Winterizing a Lawn Mower: The Steps That Save a Spring Repair Bill

Finishing the last mow of the season feels like the finish line, but it isn't — not if I want the mower to start on the first pull next spring. The single most common way a lawn mower dies isn't hard use, it's neglect over winter: old gas gumming up the carburetor, moisture rusting the blades, grime caking the deck. Spend twenty minutes winterizing it properly and I save myself hundreds of dollars in repairs and add years to the machine's life. Skip it and I'm often shopping for a new mower come April.
This is a job worth doing carefully and in order. None of the steps are difficult, but each one heads off a specific failure that I've either suffered myself or watched a neighbor pay for. Here's the sequence I follow before the mower goes into storage.
Empty the gas tank first
Old gasoline is the number one mower killer. Left to sit all winter, it breaks down and turns to a varnish-like gunk that clogs the carburetor, and clearing that out is exactly the kind of repair that runs into real money. So before anything else, I run the tank dry — I start the mower and let it run until it consumes all the remaining fuel and stalls on its own. To confirm it's truly empty, I try to restart it; if it won't fire, the tank's drained and I've done it right.
If I'd rather store it with fuel, the alternative is treating a full tank with fuel stabilizer so the gas doesn't degrade. But for a small mower, running it dry is the simplest, surest route.
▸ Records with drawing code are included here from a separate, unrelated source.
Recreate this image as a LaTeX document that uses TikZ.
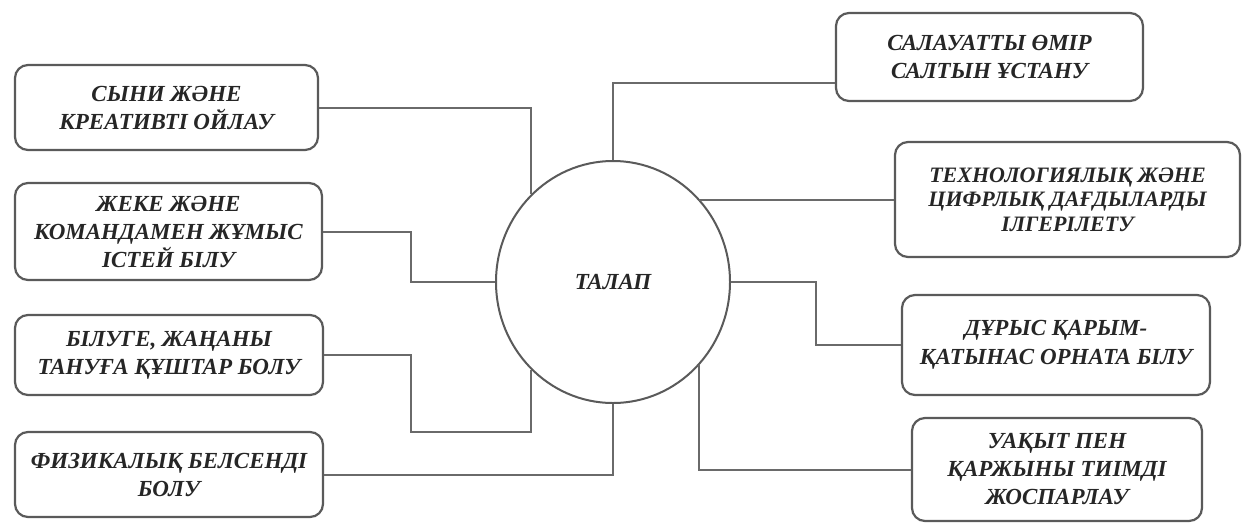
\documentclass[tikz,border=0pt]{standalone}
\usepackage{fontspec}
\setmainfont{Liberation Serif}
\usetikzlibrary{shapes.geometric}
\definecolor{boxgray}{HTML}{5A5A5A}
\definecolor{linegray}{HTML}{6A6A6A}
\definecolor{txt}{HTML}{262626}
\begin{document}
\begin{tikzpicture}[x=1pt,y=-1pt,
  box/.style={draw=boxgray, line width=2.2pt, rounded corners=13pt, align=center,
    inner sep=0pt, text=txt, font=\bfseries\itshape\fontsize{23}{28}\selectfont},
  hub/.style={draw=boxgray, line width=2pt, ellipse, minimum width=234pt,
    minimum height=242pt, inner sep=0pt, text=txt, font=\bfseries\itshape\fontsize{23}{26}\selectfont},
  link/.style={draw=linegray, line width=2pt}]
\useasboundingbox[fill=white] (0,0) rectangle (1243,523);

\node[hub] (c) at (613,282) {ТАЛАП};

\node[box, minimum width=303pt, minimum height=85pt] (L1) at (166.5,107.5)
  {СЫНИ ЖӘНЕ\\КРЕАТИВТІ ОЙЛАУ};
\node[box, minimum width=307pt, minimum height=97pt] (L2) at (168.5,231.5)
  {ЖЕКЕ ЖӘНЕ\\КОМАНДАМЕН ЖҰМЫС\\ІСТЕЙ БІЛУ};
\node[box, minimum width=308pt, minimum height=80pt] (L3) at (169,355)
  {БІЛУГЕ, ЖАҢАНЫ\\ТАНУҒА ҚҰШТАР БОЛУ};
\node[box, minimum width=308pt, minimum height=85pt] (L4) at (169,474.5)
  {ФИЗИКАЛЫҚ БЕЛСЕНДІ\\БОЛУ};

\node[box, minimum width=307pt, minimum height=88pt] (R1) at (989.5,57)
  {САЛАУАТТЫ ӨМІР\\САЛТЫН ҰСТАНУ};
\node[box, minimum width=345pt, minimum height=115pt,
  font=\bfseries\itshape\fontsize{22}{24.5}\selectfont] (R2) at (1067.5,199.5)
  {ТЕХНОЛОГИЯЛЫҚ ЖӘНЕ\\ЦИФРЛЫҚ ДАҒДЫЛАРДЫ\\ІЛГЕРІЛЕТУ};
\node[box, minimum width=308pt, minimum height=100pt,
  font=\bfseries\itshape\fontsize{23}{29}\selectfont] (R3) at (1056,345)
  {ДҰРЫС ҚАРЫМ-\\ҚАТЫНАС ОРНАТА БІЛУ};
\node[box, minimum width=290pt, minimum height=103pt] (R4) at (1057,469.5)
  {УАҚЫТ ПЕН\\ҚАРЖЫНЫ ТИІМДІ\\ЖОСПАРЛАУ};

\draw[link] (L1.east) -| (c.133);
\draw[link] (L2.east) -- ++(88,0) |- (c.west);
\draw[link] (L3.east) -- ++(87,0) -- ++(0,77) -| (c.227);
\draw[link] (L4.east) -| (c.south);

\draw[link] (c.north) |- ([yshift=-26pt]R1.west);
\draw[link] (R2.west -| c.44) -- (R2.west);
\draw[link] (c.east) -- ++(85,0) |- (R3.west);
\draw[link] (c.316) |- (R4.west);
\end{tikzpicture}
\end{document}
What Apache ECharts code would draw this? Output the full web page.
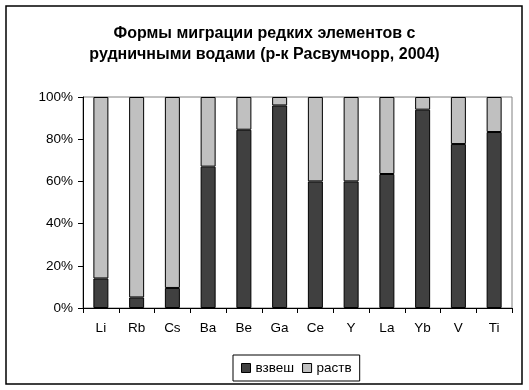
<!DOCTYPE html>
<html><head><meta charset="utf-8">
<script src="https://cdn.jsdelivr.net/npm/echarts@6/dist/echarts.min.js"></script>
<style>html,body{margin:0;padding:0;background:#fff}#c{width:529px;height:390px}</style>
</head><body><div id="c"></div>
<script>
const categories = ['Li','Rb','Cs','Ba','Be','Ga','Ce','Y','La','Yb','V','Ti'];
const vzvesh = [14, 5, 9.5, 67, 84.5, 96, 60, 60, 63.5, 94, 77.7, 83.4];
const rastv = vzvesh.map(v => 100 - v);
const yTicks = [0, 20, 40, 60, 80, 100];
const seriesNames = ['взвеш', 'раств'];

const chart = echarts.init(document.getElementById('c'), null, {renderer:'canvas'});
const font = 'Liberation Sans, Arial, sans-serif';
chart.setOption({
  animation:false,
  textStyle:{fontFamily:font},
  title:{
    text:'Формы миграции редких элементов с\nрудничными водами (р-к Расвумчорр, 2004)',
    left:'center', top:18,
    textStyle:{fontFamily:font, fontSize:16, fontWeight:'bold', color:'#000', lineHeight:21}
  },
  graphic:[{type:'rect', shape:{x:6,y:6,width:516,height:378}, style:{fill:'none', stroke:'#000', lineWidth:1.5}, z:-10}],
  grid:{left:83, right:17, top:97, bottom:82, show:true, borderColor:'#808080', borderWidth:1, containLabel:false},
  legend:{
    top:355, left:233,
    itemWidth:9, itemHeight:9, itemGap:8,
    icon:'rect',
    padding:[6,8,6,8],
    borderColor:'#000', borderWidth:1,
    textStyle:{fontFamily:font, fontSize:13.5, color:'#000'},
    data:seriesNames.map(n=>({name:n, itemStyle:{borderColor:'#000', borderWidth:1}}))
  },
  xAxis:{
    type:'category', data:categories,
    axisLine:{lineStyle:{color:'#000'}},
    axisTick:{show:true, length:5, lineStyle:{color:'#000'}},
    axisLabel:{color:'#000', fontSize:13.5, margin:13, fontFamily:font}
  },
  yAxis:{
    type:'value', min:0, max:100, interval:20,
    axisLine:{show:true, lineStyle:{color:'#000'}},
    axisTick:{show:true, length:5, lineStyle:{color:'#000'}},
    splitLine:{show:false},
    axisLabel:{color:'#000', fontSize:13.5, margin:10, fontFamily:font, formatter:v=> yTicks.includes(v) ? v+'%' : ''}
  },
  series:[
    {name:seriesNames[0], type:'bar', stack:'s', data:vzvesh, barWidth:15,
     itemStyle:{color:'#404040', borderColor:'#000', borderWidth:1}},
    {name:seriesNames[1], type:'bar', stack:'s', data:rastv, barWidth:15,
     itemStyle:{color:'#c0c0c0', borderColor:'#000', borderWidth:1}}
  ]
});
</script></body></html>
Change the oil and the air filter
Next I refill with fresh oil — a sensible amount, not overfilled, not low. A season's worth of lawn mower oil is full of grit and acids that corrode the engine if left in over winter, so swapping it out now protects the internals during the long idle. I dispose of the old oil the right way, taking it to a station that collects it rather than pouring it down a drain, a sewer, or onto the ground.
While I'm at it, I deal with the air filter. If it's a plastic-framed foam type I can clean it; if it's paper, I just replace it. A fresh lawn mower air filter at least once a season keeps the engine breathing properly, and winterization is a natural time to do it.
Pull the spark plug, oil the cylinder, clean the deck
I remove the spark plug, pour a little lubricating oil into the plug hole, and crank the engine a few times by hand to spread that oil around inside the cylinder — it coats the internals so they don't rust while the mower sits. Then the plug goes back in. If the plug's old (a rough guideline is around a hundred hours of use), I swap in a new spark plug instead of reinstalling a worn one.
Then I flip the mower and clean the underside of the deck. Grass clippings pack up between the blades and against the housing, and that wet matted material is what causes rust over winter. I scrape it off, hose it down, and scrub away any greasy buildup with warm soapy water, using steel wool on any rust spots. Then I let it dry completely before storing — and I always wear work gloves around the blades, because a clean job isn't worth a sliced hand.

Sharpen the blades and store it safe
Winterizing is the ideal time to sharpen the blades, because I can do it now at my leisure instead of scrambling on the first warm day of spring. I sharpen them myself or send them out, then wipe on a film of protective oil so they don't rust during the layup. A sharp, oiled blade ready to go is one less thing standing between me and the first cut of the season.
Finally, the mower goes somewhere safe and dry — the garage, the basement, wherever it's protected. I cover it to keep dust off and tuck a couple of mothballs nearby so mice don't decide the engine compartment makes a cozy winter nest. A mower put away clean, dry, drained, and oiled is a mower that starts on the first pull in spring, which is the whole reason I bother with any of this.